The nomination shouldn’t come as a huge surprise: Kornze has been filling the BLM’s top job on an interim basis since March. (The last permanent director retired in March 2012.) Kornze joined the agency in late 2011. Previously he worked for eight years as an aide to Sen. Harry Reid (D-Nev).
The BLM oversees more than 245 million acres of public land. It leases out land for energy production and farming, manages wildlife, oversees campgrounds and other recreational facilities, and works to control fires. That first responsibility — leasing land for energy projects — will keep the agency in the hot seat in years to come as controversy bubbles up about leasing land for fracking and coal mining as well as for solar and wind projects.
Kornze’s boss, Interior Secretary Sally Jewell, had this to say about him: “Neil has helped implement forward-looking reforms at the BLM to promote energy development in areas of minimal conflict, drive landscape-level planning efforts, and dramatically expand the agency’s use of technology to speed up the process for energy permitting.”

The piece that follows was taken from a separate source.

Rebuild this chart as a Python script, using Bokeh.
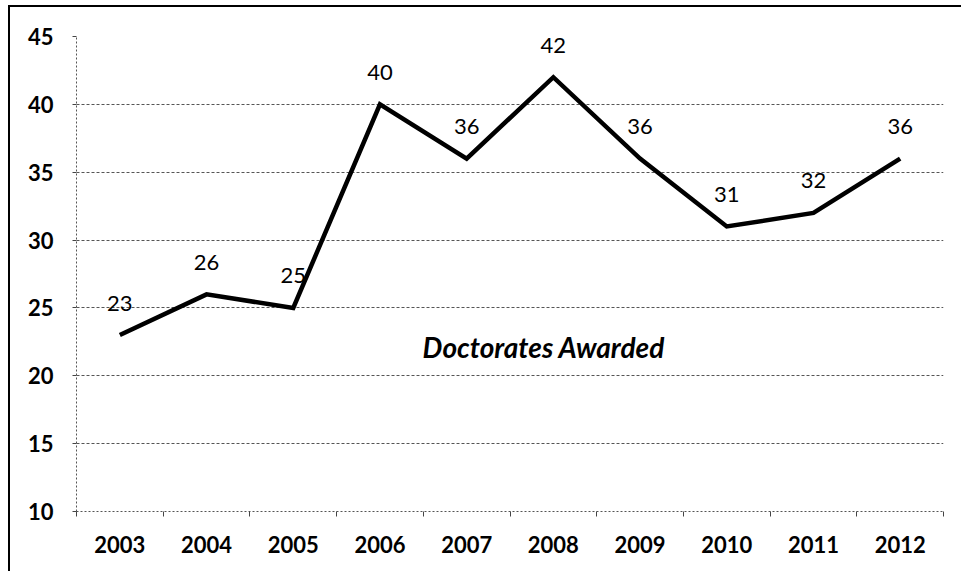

More from an Interior Department press release:
Kornze played a key role in developing the Western Solar Plan, which established 17 low-conflict zones for commercial solar energy development and also identified lands appropriate for conservation, and the agency’s approval of 47 solar, wind and geothermal utility-scale projects on public lands, as a leader of the Department’s Renewable Energy Strike Team. When built, these projects [will] add up to more than 13,300 megawatts — enough electricity to power 4.6 million homes and support 19,000 construction and operations jobs. He also has been a leader in reforming BLM’s oil and gas program, including the upcoming launch of a nation-wide online permitting system that could significantly reduce drilling permit processing times, and in the bureau’s efforts to enhance and increase visitors to the diverse system of national conservation lands.
Alex Taurel of the League of Conservation Voters had nice things to say about Kornze: “As a westerner, he knows first-hand the importance of careful stewardship of our public lands. He’s the right choice for the job, and the Senate should act quickly on his nomination.”